§ Data shown:
──────────

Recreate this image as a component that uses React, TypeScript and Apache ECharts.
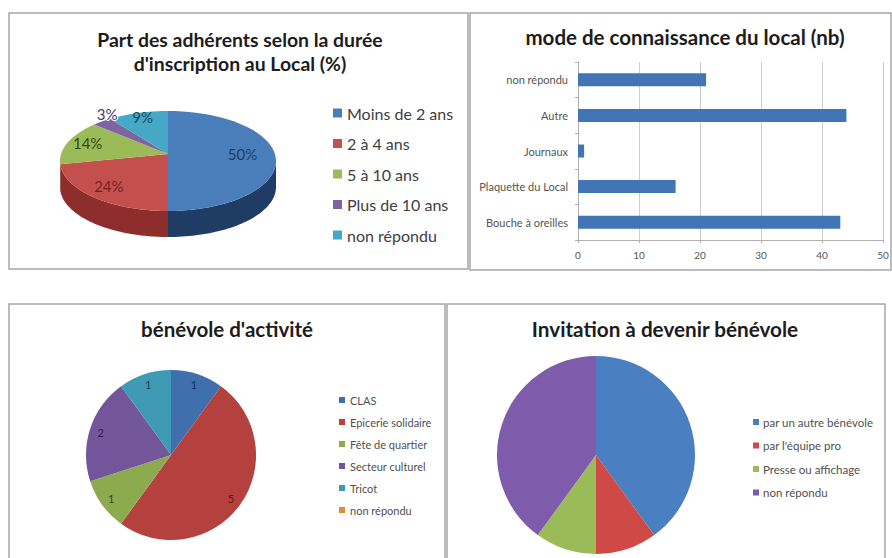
import React, { useEffect, useRef } from "react";
import * as echarts from "echarts";

const FONT = "Lato";

// Chart 1: 3D pie
const dureeTitle = "Part des adhérents selon la durée\nd'inscription au Local (%)";
const dureeNames = ["Moins de 2 ans", "2 à 4 ans", "5 à 10 ans", "Plus de 10 ans", "non répondu"];
const dureeValues = [50, 24, 14, 3, 9];
const dureeTop = ["#4a7ebb", "#c4504d", "#9bbb59", "#8064a2", "#45a8c6"];
const dureeSide = ["#1f3c64", "#8e2e2c", "#6f8a3a", "#553f74", "#2b7288"];
const dureeText = ["#1f3c64", "#7a1f1c", "#2f4a10", "#4b3570", "#14505f"];

// Chart 2: bars
const modeTitle = "mode de connaissance du local (nb)";
const modeCategories = ["Bouche à oreilles", "Plaquette du Local", "Journaux", "Autre", "non répondu"];
const modeValues = [43, 16, 1, 44, 21];

// Chart 3: pie
const activiteTitle = "bénévole d'activité";
const activiteNames = ["CLAS", "Epicerie solidaire", "Fête de quartier", "Secteur culturel", "Tricot", "non répondu"];
const activiteValues = [1, 5, 1, 2, 1, 0];
const activiteColors = ["#3f70ad", "#b5413e", "#8cab4f", "#72559a", "#3f9ab5", "#e08a3c"];
const activiteText = ["#12305a", "#5c1513", "#33480f", "#2f1c52", "#0f4352", "#7a4310"];

// Chart 4: pie
const invitationTitle = "Invitation à devenir bénévole";
const invitationNames = ["par un autre bénévole", "par l'équipe pro", "Presse ou affichage", "non répondu"];
const invitationValues = [4, 1, 1, 4];
const invitationColors = ["#4a7fc1", "#cf4a46", "#9bbb59", "#7f5bab"];

function legendFor(names: string[], colors: string[], left: number, top: number, size: number, gap: number, pad: number, color: string) {
  return {
    left, top, orient: "vertical", padding: 0, icon: "rect",
    itemWidth: size > 12 ? 9 : 6, itemHeight: size > 12 ? 9 : 6,
    itemGap: gap,
    selectedMode: false,
    textStyle: { fontFamily: FONT, fontSize: size, color, padding: [0, 0, 0, pad] },
    data: names.map((name, i) => ({ name, itemStyle: { color: colors[i] } })),
  };
}

function titleFor(text: string, left: number, top: number, size: number) {
  return {
    text, left, top, textAlign: "center", padding: 0,
    textStyle: { fontFamily: FONT, fontWeight: "bold", fontSize: size, color: "#1c1c1c", lineHeight: 24 },
  };
}

// slice of the flattened 3D pie, built from the value shares
const P3D = { cx: 168, cy: 161, apexY: 154, a: 108, b: 50, depth: 26 };
const labelFactor = [0.69, 0.8, 0.8, 0.92, 0.84];
const labelShift = [[0, -7], [0, -4], [0, -3], [0, -11], [0, -4]];

function renderSlice(index: number) {
  return (_params: any, api: any) => {
    const total = dureeValues.reduce((s, v) => s + v, 0);
    const before = dureeValues.slice(0, index).reduce((s, v) => s + v, 0);
    const start = (before / total) * Math.PI * 2;
    const end = ((before + api.value(0)) / total) * Math.PI * 2;
    const pt = (t: number, dy = 0) => [
      P3D.cx + P3D.a * Math.sin(t),
      P3D.cy - P3D.b * Math.cos(t) + dy,
    ];
    const steps = 48;
    const arc: number[][] = [];
    for (let i = 0; i <= steps; i++) arc.push(pt(start + ((end - start) * i) / steps));
    const children: any[] = [];
    // wall: only the front half of the rim shows
    const wStart = Math.max(start, Math.PI / 2);
    const wEnd = Math.min(end, (Math.PI * 3) / 2);
    if (wEnd > wStart) {
      const upper: number[][] = [];
      const lower: number[][] = [];
      for (let i = 0; i <= steps; i++) {
        const t = wStart + ((wEnd - wStart) * i) / steps;
        upper.push(pt(t));
        lower.unshift(pt(t, P3D.depth));
      }
      children.push({
        type: "polygon",
        shape: { points: upper.concat(lower) },
        style: { fill: dureeSide[index] },
      });
    }
    children.push({
      type: "polygon",
      shape: { points: [[P3D.cx, P3D.apexY], ...arc] },
      style: { fill: dureeTop[index] },
    });
    const mid = (start + end) / 2;
    const lx = P3D.cx + P3D.a * labelFactor[index] * Math.sin(mid) + labelShift[index][0];
    const ly = P3D.cy - P3D.b * labelFactor[index] * Math.cos(mid) + labelShift[index][1];
    children.push({
      type: "text",
      z2: 100,
      x: lx,
      y: ly,
      style: {
        text: api.value(0) + "%",
        align: "center",
        verticalAlign: "middle",
        fontFamily: FONT,
        fontSize: 15,
        fill: dureeText[index],
        stroke: index === 3 ? "#ffffff" : undefined,
        lineWidth: index === 3 ? 2 : 0,
      },
    });
    return { type: "group", children };
  };
}

function midAngle(values: number[], i: number) {
  const total = values.reduce((s, v) => s + v, 0);
  const before = values.slice(0, i).reduce((s, v) => s + v, 0);
  return ((before + values[i] / 2) / total) * Math.PI * 2;
}

function buildOption() {
  const frame = (x: number, y: number, width: number, height: number) => ({
    type: "rect", shape: { x, y, width, height },
    style: { fill: "#ffffff", stroke: "#a6a6a6", lineWidth: 1.5 }, silent: true,
  });
  const activiteR = 85;
  return {
    animation: false,
    backgroundColor: "#ffffff",
    graphic: [
      frame(9, 13, 459, 256),
      frame(470, 13, 421, 257),
      frame(9, 304, 436, 270),
      frame(447, 304, 438, 270),
    ],
    title: [
      titleFor(dureeTitle, 240, 27, 19.4),
      titleFor(modeTitle, 685, 25, 20.5),
      titleFor(activiteTitle, 227, 317, 20.5),
      titleFor(invitationTitle, 665, 317, 20.7),
    ],
    legend: [
      legendFor(dureeNames, dureeTop, 333, 105, 16, 14.5, 0, "#404040"),
      legendFor(activiteNames, activiteColors, 339, 394.5, 11, 11, 0, "#505050"),
      legendFor(invitationNames, invitationColors, 753, 416, 11.5, 11.5, -1, "#505050"),
    ],
    grid: { left: 578, right: 9, top: 62, bottom: 318, containLabel: false },
    xAxis: {
      type: "value", min: 0, max: 50, interval: 10,
      axisLine: { show: true, lineStyle: { color: "#b0b0b0" } },
      axisTick: { show: true, length: 3, lineStyle: { color: "#b0b0b0" } },
      splitLine: { show: true, lineStyle: { color: "#cfcfcf" } },
      axisLabel: { fontFamily: FONT, fontSize: 10, color: "#555555", margin: 10 },
    },
    yAxis: {
      type: "category", data: modeCategories,
      axisLine: { show: true, lineStyle: { color: "#b0b0b0" } },
      axisTick: { show: true, length: 3, lineStyle: { color: "#b0b0b0" } },
      axisLabel: { fontFamily: FONT, fontSize: 11, color: "#555555", margin: 10 },
    },
    series: [
      ...dureeNames.map((name, i) => ({
        type: "custom", name, coordinateSystem: "none", silent: true,
        itemStyle: { color: dureeTop[i] },
        data: [[dureeValues[i]]],
        renderItem: renderSlice(i),
      })),
      {
        type: "bar", data: modeValues, barWidth: 13, silent: true,
        itemStyle: { color: "#4275b6" },
      },
      {
        type: "pie", center: [171, 455], radius: [0, activiteR], startAngle: 90, silent: true,
        clockwise: true,
        data: activiteNames.map((name, i) => ({
          name, value: activiteValues[i],
          itemStyle: { color: activiteColors[i] },
          label: { color: activiteText[i] },
        })),
        label: {
          show: true, position: "inside", fontFamily: FONT, fontSize: 11,
          formatter: (p: any) => (p.value ? String(p.value) : ""),
        },
        labelLayout: (p: any) => {
          const t = midAngle(activiteValues, p.dataIndex);
          const d = 71 - activiteR / 2;
          return { dx: Math.sin(t) * d, dy: -Math.cos(t) * d };
        },
        labelLine: { show: false },
      },
      {
        type: "pie", center: [596, 455], radius: [0, 99], startAngle: 90, silent: true,
        data: invitationNames.map((name, i) => ({
          name, value: invitationValues[i], itemStyle: { color: invitationColors[i] },
        })),
        label: { show: false },
        labelLine: { show: false },
      },
    ],
  };
}

export default function App() {
  const ref = useRef<HTMLDivElement>(null);
  useEffect(() => {
    const chart = echarts.init(ref.current!, null, { renderer: "svg", width: 892, height: 558 });
    chart.setOption(buildOption() as any);
    return () => chart.dispose();
  }, []);
  return <div ref={ref} style={{ position: "fixed", left: 0, top: 0, width: 892, height: 558 }} />;
}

──────────

§ Directions for this task:
Repeat, exactly and in full, each line from the start of the data to the line that contains "const modeValues = [43, 16, 1, 44, 21];". Pictures do not go in.

§ Expected output:
Recreate this image as a component that uses React, TypeScript and Apache ECharts.
import React, { useEffect, useRef } from "react";
import * as echarts from "echarts";

const FONT = "Lato";

// Chart 1: 3D pie
const dureeTitle = "Part des adhérents selon la durée\nd'inscription au Local (%)";
const dureeNames = ["Moins de 2 ans", "2 à 4 ans", "5 à 10 ans", "Plus de 10 ans", "non répondu"];
const dureeValues = [50, 24, 14, 3, 9];
const dureeTop = ["#4a7ebb", "#c4504d", "#9bbb59", "#8064a2", "#45a8c6"];
const dureeSide = ["#1f3c64", "#8e2e2c", "#6f8a3a", "#553f74", "#2b7288"];
const dureeText = ["#1f3c64", "#7a1f1c", "#2f4a10", "#4b3570", "#14505f"];

// Chart 2: bars
const modeTitle = "mode de connaissance du local (nb)";
const modeCategories = ["Bouche à oreilles", "Plaquette du Local", "Journaux", "Autre", "non répondu"];
const modeValues = [43, 16, 1, 44, 21];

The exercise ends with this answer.